The Court of Arbitration for Sport confirmed Tuesday its panel of judges “unanimously determined that Shelby Houlihan had failed” to prove how the anabolic steroid nandrolone got into her system.

The case was fast-tracked with the consent of all parties to be heard on June 4 by video link with the court in Lausanne, Switzerland. The verdict was announced without a detailed verdict.

It stayed confidential until Houlihan's own announcement of the positive doping test and ban that runs to January 2025. It also rules her out of the 2024 Paris Olympics and the first track worlds to be held in the United States, next year in Eugene.

The 28-year-old Houlihan said she received an email from the Athletics Integrity Unit (AIU) on Jan. 14, notifying her that a drug testing sample returned a finding for nandrolone.
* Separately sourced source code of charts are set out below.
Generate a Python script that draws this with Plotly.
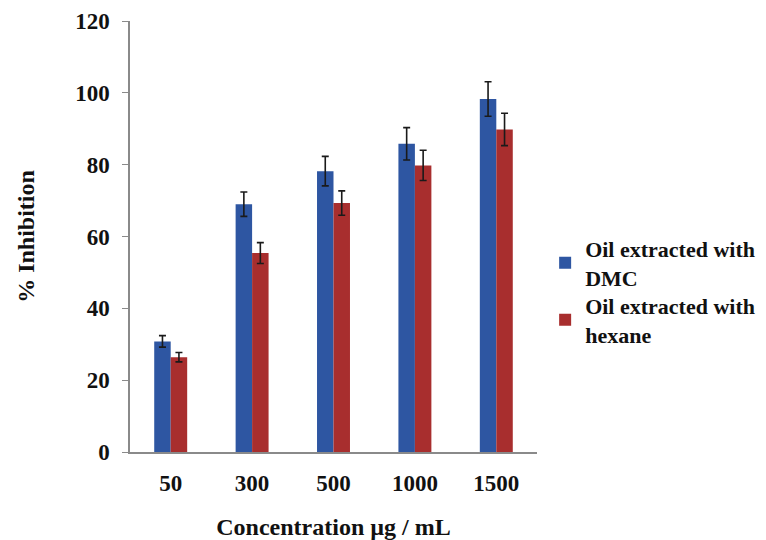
import plotly.graph_objects as go

categories = ["50", "300", "500", "1000", "1500"]
dmc_values = [30.8, 69.0, 78.2, 85.8, 98.3]
dmc_errors = [1.6, 3.4, 4.1, 4.5, 4.8]
hexane_values = [26.4, 55.4, 69.3, 79.8, 89.8]
hexane_errors = [1.3, 2.9, 3.4, 4.2, 4.5]
y_ticks = [0, 20, 40, 60, 80, 100, 120]

FONT = "Liberation Serif"
FS = 23
err_style = dict(type="data", visible=True, color="#1a1a1a", thickness=1.6, width=3.5)

fig = go.Figure()
fig.add_trace(go.Bar(
    x=categories, y=dmc_values, name="<b>Oil extracted with<br>DMC</b>",
    marker=dict(color="#2E56A2", line=dict(width=0)),
    error_y=dict(array=dmc_errors, **err_style),
    legend="legend", showlegend=True,
))
fig.add_trace(go.Bar(
    x=categories, y=hexane_values, name="<b>Oil extracted with<br>hexane</b>",
    marker=dict(color="#A82E2E", line=dict(width=0)),
    error_y=dict(array=hexane_errors, **err_style),
    legend="legend2", showlegend=True,
))

leg_common = dict(
    x=1.02, xanchor="left", yanchor="middle",
    font=dict(family=FONT, size=22, color="#111111"),
    itemwidth=30, bgcolor="rgba(0,0,0,0)", visible=True,
)

fig.update_layout(
    width=766, height=540,
    margin=dict(l=122, r=237, t=13, b=96, autoexpand=False),
    paper_bgcolor="white", plot_bgcolor="white",
    showlegend=True,
    barmode="group", bargap=0.595, bargroupgap=0,
    font=dict(family=FONT, size=FS, color="#111111"),
    legend=dict(y=0.438, **leg_common),
    legend2=dict(y=0.306, **leg_common),
    xaxis=dict(
        automargin=False,
        showline=True, linecolor="#8a8a8a", linewidth=1.5,
        ticks="", showgrid=False, ticklabelstandoff=10,
        tickfont=dict(family=FONT, size=FS, color="#111111", weight="bold"),
        title=dict(text="<b>Concentration µg / mL</b>", standoff=23,
                   font=dict(family=FONT, size=24, color="#111111")),
    ),
    yaxis=dict(
        automargin=False,
        range=[0, 120], tickvals=y_ticks, showline=True, linecolor="#8a8a8a", linewidth=1.5,
        ticks="outside", ticklen=6, tickcolor="#8a8a8a", tickwidth=1.2,
        showgrid=False, zeroline=False, ticklabelstandoff=8,
        tickfont=dict(family=FONT, size=FS, color="#111111", weight="bold"),
        title=dict(text="<b>% Inhibition</b>", standoff=34,
                   font=dict(family=FONT, size=24, color="#111111")),
    ),
)

fig.write_html("out.html")
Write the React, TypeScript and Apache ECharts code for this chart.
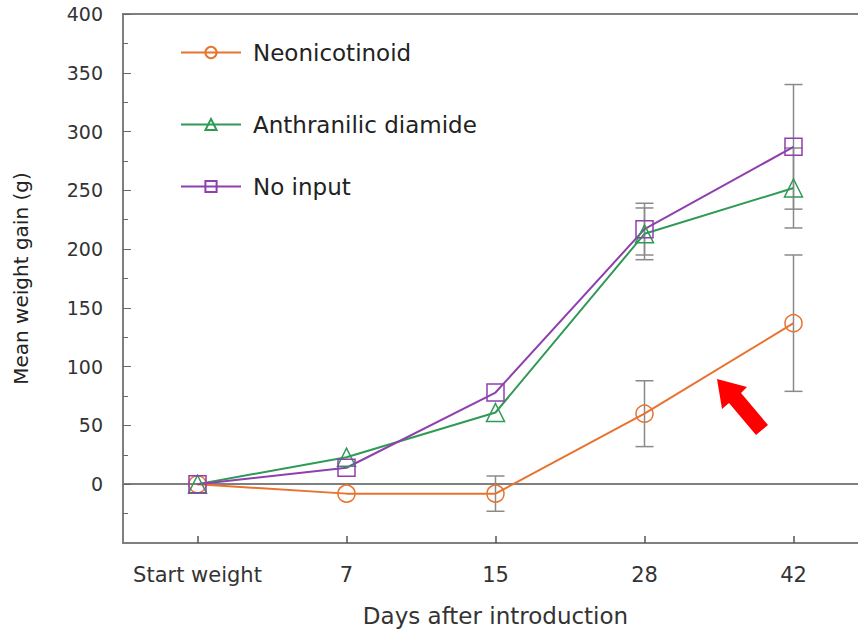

She said she's since learned it has “long been understood by WADA (World Anti-Doping Agency) that eating pork can lead to a false positive for nandrolone, since certain types of pigs produce it naturally in high amounts. Pig organ meat (offal) has the highest levels of nandrolone.”

Houlihan made a list of all the food she ate leading up to a Dec. 15 test that detected the anabolic steroid.

“We concluded that the most likely explanation was a burrito purchased and consumed approximately 10 hours before that drug test from an authentic Mexican food truck that serves pig offal near my house in Beaverton, Oregon,” Houlihan wrote. “I notified the AIU that I believed this was the source."

An email and text were left with her agent.

Houlihan added that “although my levels were consistent with those of subjects in studies who were tested 10 hours after eating this source and WADA technical guidelines require the lab to consider it when analyzing nandrolone, the lab never accounted for this possibility. They could have reported this as an atypical finding and followed up with further testing. The anti-doping experts I have reached out to say they should have. I did everything I could to prove my innocence.”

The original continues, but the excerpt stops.